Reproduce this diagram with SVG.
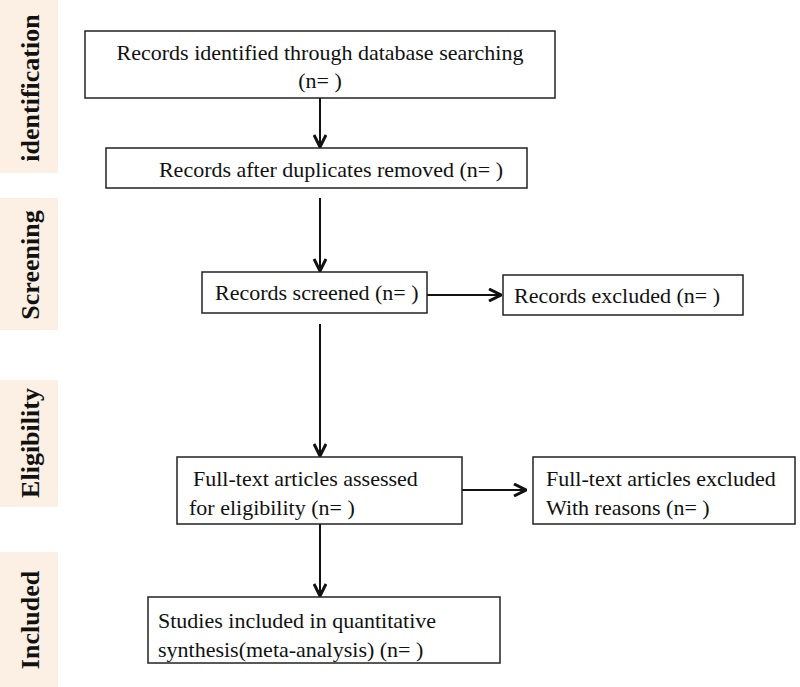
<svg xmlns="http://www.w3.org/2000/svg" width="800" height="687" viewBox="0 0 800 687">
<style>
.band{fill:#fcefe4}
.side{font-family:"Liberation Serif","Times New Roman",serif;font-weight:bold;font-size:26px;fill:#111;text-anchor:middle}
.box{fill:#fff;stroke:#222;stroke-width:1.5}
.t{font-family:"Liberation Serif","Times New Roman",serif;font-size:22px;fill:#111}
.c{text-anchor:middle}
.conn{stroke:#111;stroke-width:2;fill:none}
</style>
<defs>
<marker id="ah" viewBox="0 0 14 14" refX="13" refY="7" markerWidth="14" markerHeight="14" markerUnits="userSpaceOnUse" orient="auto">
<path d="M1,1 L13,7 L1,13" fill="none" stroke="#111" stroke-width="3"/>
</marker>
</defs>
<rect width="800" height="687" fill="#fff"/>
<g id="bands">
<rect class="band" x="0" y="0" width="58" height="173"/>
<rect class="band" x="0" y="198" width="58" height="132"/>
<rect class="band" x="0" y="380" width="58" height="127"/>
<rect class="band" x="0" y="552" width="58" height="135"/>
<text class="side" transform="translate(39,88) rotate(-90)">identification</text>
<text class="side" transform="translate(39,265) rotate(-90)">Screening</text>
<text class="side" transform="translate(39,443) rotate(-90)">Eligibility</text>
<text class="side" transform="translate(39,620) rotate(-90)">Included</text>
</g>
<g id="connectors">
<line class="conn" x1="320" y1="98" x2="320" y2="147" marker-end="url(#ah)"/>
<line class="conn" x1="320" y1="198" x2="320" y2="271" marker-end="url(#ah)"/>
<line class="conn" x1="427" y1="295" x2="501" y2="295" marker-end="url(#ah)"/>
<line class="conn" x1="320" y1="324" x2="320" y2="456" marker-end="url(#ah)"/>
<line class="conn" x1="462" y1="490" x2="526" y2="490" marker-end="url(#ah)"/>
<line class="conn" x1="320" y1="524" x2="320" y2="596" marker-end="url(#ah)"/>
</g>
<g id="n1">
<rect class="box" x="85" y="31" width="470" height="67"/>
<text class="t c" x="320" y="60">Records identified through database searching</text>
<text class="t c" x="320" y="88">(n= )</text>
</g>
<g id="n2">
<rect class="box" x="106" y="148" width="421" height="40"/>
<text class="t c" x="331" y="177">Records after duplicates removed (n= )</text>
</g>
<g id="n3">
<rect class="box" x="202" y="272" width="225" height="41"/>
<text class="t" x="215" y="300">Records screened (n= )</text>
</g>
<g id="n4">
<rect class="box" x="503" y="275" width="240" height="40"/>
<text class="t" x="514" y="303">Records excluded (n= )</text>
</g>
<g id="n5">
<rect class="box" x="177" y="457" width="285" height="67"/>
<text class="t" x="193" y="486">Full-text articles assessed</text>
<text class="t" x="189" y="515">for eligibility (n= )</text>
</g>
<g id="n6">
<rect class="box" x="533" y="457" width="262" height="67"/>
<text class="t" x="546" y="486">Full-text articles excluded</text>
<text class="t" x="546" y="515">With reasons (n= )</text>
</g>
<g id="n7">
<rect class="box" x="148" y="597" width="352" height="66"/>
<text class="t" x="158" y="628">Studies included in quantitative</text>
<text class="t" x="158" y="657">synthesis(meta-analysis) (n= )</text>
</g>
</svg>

○ ○ ○ ○ ○

WHAT TO PRODUCE
Without the pictures, repeat the listing above exactly.

SOLUTION TO THIS PROBLEM
Reproduce this diagram with SVG.
<svg xmlns="http://www.w3.org/2000/svg" width="800" height="687" viewBox="0 0 800 687">
<style>
.band{fill:#fcefe4}
.side{font-family:"Liberation Serif","Times New Roman",serif;font-weight:bold;font-size:26px;fill:#111;text-anchor:middle}
.box{fill:#fff;stroke:#222;stroke-width:1.5}
.t{font-family:"Liberation Serif","Times New Roman",serif;font-size:22px;fill:#111}
.c{text-anchor:middle}
.conn{stroke:#111;stroke-width:2;fill:none}
</style>
<defs>
<marker id="ah" viewBox="0 0 14 14" refX="13" refY="7" markerWidth="14" markerHeight="14" markerUnits="userSpaceOnUse" orient="auto">
<path d="M1,1 L13,7 L1,13" fill="none" stroke="#111" stroke-width="3"/>
</marker>
</defs>
<rect width="800" height="687" fill="#fff"/>
<g id="bands">
<rect class="band" x="0" y="0" width="58" height="173"/>
<rect class="band" x="0" y="198" width="58" height="132"/>
<rect class="band" x="0" y="380" width="58" height="127"/>
<rect class="band" x="0" y="552" width="58" height="135"/>
<text class="side" transform="translate(39,88) rotate(-90)">identification</text>
<text class="side" transform="translate(39,265) rotate(-90)">Screening</text>
<text class="side" transform="translate(39,443) rotate(-90)">Eligibility</text>
<text class="side" transform="translate(39,620) rotate(-90)">Included</text>
</g>
<g id="connectors">
<line class="conn" x1="320" y1="98" x2="320" y2="147" marker-end="url(#ah)"/>
<line class="conn" x1="320" y1="198" x2="320" y2="271" marker-end="url(#ah)"/>
<line class="conn" x1="427" y1="295" x2="501" y2="295" marker-end="url(#ah)"/>
<line class="conn" x1="320" y1="324" x2="320" y2="456" marker-end="url(#ah)"/>
<line class="conn" x1="462" y1="490" x2="526" y2="490" marker-end="url(#ah)"/>
<line class="conn" x1="320" y1="524" x2="320" y2="596" marker-end="url(#ah)"/>
</g>
<g id="n1">
<rect class="box" x="85" y="31" width="470" height="67"/>
<text class="t c" x="320" y="60">Records identified through database searching</text>
<text class="t c" x="320" y="88">(n= )</text>
</g>
<g id="n2">
<rect class="box" x="106" y="148" width="421" height="40"/>
<text class="t c" x="331" y="177">Records after duplicates removed (n= )</text>
</g>
<g id="n3">
<rect class="box" x="202" y="272" width="225" height="41"/>
<text class="t" x="215" y="300">Records screened (n= )</text>
</g>
<g id="n4">
<rect class="box" x="503" y="275" width="240" height="40"/>
<text class="t" x="514" y="303">Records excluded (n= )</text>
</g>
<g id="n5">
<rect class="box" x="177" y="457" width="285" height="67"/>
<text class="t" x="193" y="486">Full-text articles assessed</text>
<text class="t" x="189" y="515">for eligibility (n= )</text>
</g>
<g id="n6">
<rect class="box" x="533" y="457" width="262" height="67"/>
<text class="t" x="546" y="486">Full-text articles excluded</text>
<text class="t" x="546" y="515">With reasons (n= )</text>
</g>
<g id="n7">
<rect class="box" x="148" y="597" width="352" height="66"/>
<text class="t" x="158" y="628">Studies included in quantitative</text>
<text class="t" x="158" y="657">synthesis(meta-analysis) (n= )</text>
</g>
</svg>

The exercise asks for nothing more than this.